(WATE) — A report on the death of an 11-month-old in Colorado is making headlines.
A case report in the Clinical Practice and Cases in Emergency Medicine journal mentions the child’s death and says marijuana was involved.
There have been many headlines claiming it as “the first marijuana overdose death.” However, doctors say that is not what the report means, according to The Washington Post.
“We are absolutely not saying that marijuana killed that child,” said St. Luke’s University Health Network’s Thomas Nappe to the paper.
He says people should not interpret the word “associated” to mean cause and effect.

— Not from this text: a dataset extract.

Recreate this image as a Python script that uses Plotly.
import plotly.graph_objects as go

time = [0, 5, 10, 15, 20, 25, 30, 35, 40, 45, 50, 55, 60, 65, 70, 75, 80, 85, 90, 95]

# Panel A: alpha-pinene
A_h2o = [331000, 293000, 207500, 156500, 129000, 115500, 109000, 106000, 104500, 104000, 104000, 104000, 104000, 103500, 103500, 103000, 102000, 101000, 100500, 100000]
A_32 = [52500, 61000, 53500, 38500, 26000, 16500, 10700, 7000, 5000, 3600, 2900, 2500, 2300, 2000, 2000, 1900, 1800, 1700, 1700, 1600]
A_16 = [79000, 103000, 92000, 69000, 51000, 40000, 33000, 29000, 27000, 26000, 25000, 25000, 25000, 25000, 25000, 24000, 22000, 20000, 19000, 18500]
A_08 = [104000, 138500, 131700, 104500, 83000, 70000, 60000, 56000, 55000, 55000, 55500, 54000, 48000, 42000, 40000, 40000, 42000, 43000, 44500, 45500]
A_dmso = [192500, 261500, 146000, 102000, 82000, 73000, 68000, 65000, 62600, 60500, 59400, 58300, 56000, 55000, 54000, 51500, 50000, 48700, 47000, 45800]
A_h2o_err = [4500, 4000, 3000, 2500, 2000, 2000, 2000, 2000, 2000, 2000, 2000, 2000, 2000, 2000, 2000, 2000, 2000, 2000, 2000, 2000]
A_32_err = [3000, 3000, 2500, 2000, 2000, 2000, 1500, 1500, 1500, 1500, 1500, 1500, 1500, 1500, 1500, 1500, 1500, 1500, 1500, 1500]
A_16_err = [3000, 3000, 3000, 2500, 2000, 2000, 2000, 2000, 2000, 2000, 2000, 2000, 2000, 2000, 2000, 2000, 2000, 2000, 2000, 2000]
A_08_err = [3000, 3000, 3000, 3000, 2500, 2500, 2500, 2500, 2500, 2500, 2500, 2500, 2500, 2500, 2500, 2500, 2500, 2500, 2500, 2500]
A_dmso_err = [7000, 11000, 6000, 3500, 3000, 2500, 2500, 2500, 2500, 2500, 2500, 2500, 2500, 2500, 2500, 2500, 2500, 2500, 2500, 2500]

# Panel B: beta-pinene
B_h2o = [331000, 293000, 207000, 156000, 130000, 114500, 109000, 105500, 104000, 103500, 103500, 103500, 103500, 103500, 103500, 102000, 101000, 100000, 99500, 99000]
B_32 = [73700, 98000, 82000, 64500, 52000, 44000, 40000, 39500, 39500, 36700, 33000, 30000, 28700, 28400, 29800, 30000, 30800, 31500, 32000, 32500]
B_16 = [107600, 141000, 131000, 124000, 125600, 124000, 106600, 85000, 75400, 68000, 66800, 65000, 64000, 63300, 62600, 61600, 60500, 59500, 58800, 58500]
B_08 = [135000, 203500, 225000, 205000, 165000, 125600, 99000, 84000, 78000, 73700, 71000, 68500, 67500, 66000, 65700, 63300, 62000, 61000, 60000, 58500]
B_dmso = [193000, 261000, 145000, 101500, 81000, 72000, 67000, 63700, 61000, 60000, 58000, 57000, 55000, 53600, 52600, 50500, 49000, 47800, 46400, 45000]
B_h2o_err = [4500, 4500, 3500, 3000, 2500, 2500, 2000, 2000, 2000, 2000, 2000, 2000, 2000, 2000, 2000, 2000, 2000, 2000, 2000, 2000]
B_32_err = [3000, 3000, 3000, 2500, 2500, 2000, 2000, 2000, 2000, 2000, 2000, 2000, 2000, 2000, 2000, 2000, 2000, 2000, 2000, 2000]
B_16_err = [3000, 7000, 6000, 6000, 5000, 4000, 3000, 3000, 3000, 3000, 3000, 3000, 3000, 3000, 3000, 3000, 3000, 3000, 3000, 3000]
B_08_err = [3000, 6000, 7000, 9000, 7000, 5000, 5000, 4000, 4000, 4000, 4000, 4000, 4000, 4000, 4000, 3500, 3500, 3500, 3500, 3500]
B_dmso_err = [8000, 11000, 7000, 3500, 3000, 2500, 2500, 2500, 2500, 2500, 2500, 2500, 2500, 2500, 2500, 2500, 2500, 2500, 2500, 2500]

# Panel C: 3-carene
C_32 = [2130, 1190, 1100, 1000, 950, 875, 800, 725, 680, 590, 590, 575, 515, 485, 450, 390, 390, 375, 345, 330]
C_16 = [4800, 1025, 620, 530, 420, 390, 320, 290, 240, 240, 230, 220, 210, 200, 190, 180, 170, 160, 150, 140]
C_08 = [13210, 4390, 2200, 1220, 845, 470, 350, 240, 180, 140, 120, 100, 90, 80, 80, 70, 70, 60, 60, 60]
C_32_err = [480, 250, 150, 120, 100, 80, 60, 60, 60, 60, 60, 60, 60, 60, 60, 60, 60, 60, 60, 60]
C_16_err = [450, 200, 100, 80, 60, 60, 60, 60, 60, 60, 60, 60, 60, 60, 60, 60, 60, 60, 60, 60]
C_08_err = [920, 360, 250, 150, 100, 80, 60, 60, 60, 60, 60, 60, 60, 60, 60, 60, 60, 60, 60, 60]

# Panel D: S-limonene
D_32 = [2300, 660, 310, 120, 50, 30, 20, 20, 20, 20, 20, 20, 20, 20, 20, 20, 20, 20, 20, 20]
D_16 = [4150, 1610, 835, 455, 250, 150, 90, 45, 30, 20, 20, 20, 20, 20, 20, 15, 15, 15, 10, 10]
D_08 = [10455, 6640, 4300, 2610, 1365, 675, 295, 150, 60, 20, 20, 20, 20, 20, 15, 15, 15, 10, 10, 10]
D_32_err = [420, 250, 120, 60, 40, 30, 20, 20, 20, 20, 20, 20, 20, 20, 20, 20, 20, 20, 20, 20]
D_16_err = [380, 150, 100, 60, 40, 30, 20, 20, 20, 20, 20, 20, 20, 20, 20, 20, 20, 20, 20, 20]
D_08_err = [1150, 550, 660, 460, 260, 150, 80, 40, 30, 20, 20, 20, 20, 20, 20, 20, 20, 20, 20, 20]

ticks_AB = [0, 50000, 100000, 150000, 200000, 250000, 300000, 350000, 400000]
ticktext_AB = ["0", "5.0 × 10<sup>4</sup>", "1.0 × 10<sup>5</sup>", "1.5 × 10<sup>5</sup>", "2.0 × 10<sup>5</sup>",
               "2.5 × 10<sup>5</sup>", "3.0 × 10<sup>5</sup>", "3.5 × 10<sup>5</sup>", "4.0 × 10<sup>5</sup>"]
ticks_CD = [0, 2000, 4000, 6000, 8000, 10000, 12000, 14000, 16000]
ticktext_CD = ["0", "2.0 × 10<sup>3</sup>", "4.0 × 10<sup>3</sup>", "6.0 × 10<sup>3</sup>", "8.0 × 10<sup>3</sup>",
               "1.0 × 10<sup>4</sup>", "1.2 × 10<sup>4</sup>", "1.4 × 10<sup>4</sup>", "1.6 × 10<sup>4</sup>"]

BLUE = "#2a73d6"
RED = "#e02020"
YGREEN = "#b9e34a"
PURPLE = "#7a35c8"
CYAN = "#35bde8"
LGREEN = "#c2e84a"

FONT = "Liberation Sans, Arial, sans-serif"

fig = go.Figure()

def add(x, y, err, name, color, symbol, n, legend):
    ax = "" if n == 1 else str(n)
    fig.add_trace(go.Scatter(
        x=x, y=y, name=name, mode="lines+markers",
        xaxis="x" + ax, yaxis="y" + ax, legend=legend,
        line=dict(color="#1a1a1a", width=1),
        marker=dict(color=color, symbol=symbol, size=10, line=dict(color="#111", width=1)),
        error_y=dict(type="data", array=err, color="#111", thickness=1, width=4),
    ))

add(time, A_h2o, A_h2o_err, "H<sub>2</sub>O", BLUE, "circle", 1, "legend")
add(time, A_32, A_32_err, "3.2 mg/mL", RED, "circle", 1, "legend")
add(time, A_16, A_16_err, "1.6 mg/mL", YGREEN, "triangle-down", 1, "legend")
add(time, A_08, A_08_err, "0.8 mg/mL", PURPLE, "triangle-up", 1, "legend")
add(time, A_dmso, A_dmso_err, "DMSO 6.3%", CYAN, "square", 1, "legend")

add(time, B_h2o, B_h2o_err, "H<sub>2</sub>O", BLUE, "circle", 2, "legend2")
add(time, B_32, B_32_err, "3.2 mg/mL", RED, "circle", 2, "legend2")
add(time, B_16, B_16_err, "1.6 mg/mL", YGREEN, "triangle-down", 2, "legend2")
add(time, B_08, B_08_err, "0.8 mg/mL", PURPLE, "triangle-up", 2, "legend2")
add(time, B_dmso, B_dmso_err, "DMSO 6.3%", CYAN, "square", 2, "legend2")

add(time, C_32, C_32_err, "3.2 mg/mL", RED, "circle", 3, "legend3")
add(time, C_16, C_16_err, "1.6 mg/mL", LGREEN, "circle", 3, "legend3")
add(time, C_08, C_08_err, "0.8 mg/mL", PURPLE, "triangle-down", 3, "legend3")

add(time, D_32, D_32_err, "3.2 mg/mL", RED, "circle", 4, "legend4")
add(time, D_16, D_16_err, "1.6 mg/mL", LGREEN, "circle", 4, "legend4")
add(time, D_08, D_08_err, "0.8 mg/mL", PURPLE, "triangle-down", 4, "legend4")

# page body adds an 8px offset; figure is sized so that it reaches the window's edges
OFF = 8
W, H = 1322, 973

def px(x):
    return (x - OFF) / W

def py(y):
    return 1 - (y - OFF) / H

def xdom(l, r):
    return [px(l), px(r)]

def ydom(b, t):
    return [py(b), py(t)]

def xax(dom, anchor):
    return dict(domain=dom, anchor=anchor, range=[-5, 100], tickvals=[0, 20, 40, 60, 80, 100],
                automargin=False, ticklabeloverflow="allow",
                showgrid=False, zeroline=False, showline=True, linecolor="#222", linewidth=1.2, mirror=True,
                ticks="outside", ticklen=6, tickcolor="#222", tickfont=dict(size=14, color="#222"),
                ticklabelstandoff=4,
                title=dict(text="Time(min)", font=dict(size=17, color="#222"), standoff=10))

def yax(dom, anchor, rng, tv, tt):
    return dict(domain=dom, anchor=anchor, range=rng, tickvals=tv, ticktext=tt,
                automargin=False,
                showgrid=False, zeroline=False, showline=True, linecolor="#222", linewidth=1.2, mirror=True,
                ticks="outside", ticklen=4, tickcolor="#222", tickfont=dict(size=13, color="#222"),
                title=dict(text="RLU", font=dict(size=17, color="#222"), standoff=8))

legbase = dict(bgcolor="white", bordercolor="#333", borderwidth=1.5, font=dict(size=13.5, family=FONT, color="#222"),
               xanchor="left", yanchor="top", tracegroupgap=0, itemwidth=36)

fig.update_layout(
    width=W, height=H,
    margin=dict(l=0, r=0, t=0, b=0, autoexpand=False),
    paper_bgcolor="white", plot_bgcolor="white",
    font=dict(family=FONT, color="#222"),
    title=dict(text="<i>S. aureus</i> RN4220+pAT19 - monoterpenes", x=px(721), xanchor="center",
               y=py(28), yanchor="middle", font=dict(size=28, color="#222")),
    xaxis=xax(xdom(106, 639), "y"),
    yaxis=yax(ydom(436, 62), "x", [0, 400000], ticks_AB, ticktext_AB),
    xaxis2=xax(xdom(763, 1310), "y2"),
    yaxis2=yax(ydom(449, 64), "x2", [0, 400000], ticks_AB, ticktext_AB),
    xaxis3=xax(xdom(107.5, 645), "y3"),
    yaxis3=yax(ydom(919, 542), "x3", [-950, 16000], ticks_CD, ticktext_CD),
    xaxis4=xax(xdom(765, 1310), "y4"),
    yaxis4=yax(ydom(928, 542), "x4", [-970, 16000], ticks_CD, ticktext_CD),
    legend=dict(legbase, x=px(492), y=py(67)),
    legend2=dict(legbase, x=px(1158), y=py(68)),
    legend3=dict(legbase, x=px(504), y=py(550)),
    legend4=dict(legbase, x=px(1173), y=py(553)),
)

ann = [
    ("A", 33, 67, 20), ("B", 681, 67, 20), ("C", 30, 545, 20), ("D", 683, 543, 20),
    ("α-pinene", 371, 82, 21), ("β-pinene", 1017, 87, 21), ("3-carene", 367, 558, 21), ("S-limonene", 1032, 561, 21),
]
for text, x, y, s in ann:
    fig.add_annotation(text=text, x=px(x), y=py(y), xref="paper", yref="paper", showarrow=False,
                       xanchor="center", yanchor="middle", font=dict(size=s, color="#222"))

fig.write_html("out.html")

“You just can’t make those statements because then what happens is lay people say, ‘Oh my God, did you hear a kid died from marijuana poisoning?’ and it can be sensationalized,” said Noah Kaufman, a Northern Colorado emergency room physician, to the paper.
Nappe co-authored the report and says doctors observed the “unusual sequence of events” and alerted the medical community in order to study the relationship between marijuana and the child’s death.
Doctors say the child died of myocarditis, inflammation of the heart muscle.
The child’s parents admitted to drug possession and lived in a motel, according to the report.
Nappe believes parents need to be mindful of keeping cannabis away from children.
“In states where cannabis is legalized, it is important that physicians not only counsel parents on preventing exposure to cannabis, but to also consider cannabis toxicity in unexplained pediatric myocarditis and cardiac deaths as a basis for urine drug screening in this setting,” says the report.
According to the Drug Enforcement Administration, there have been no reported overdose deaths from marijuana.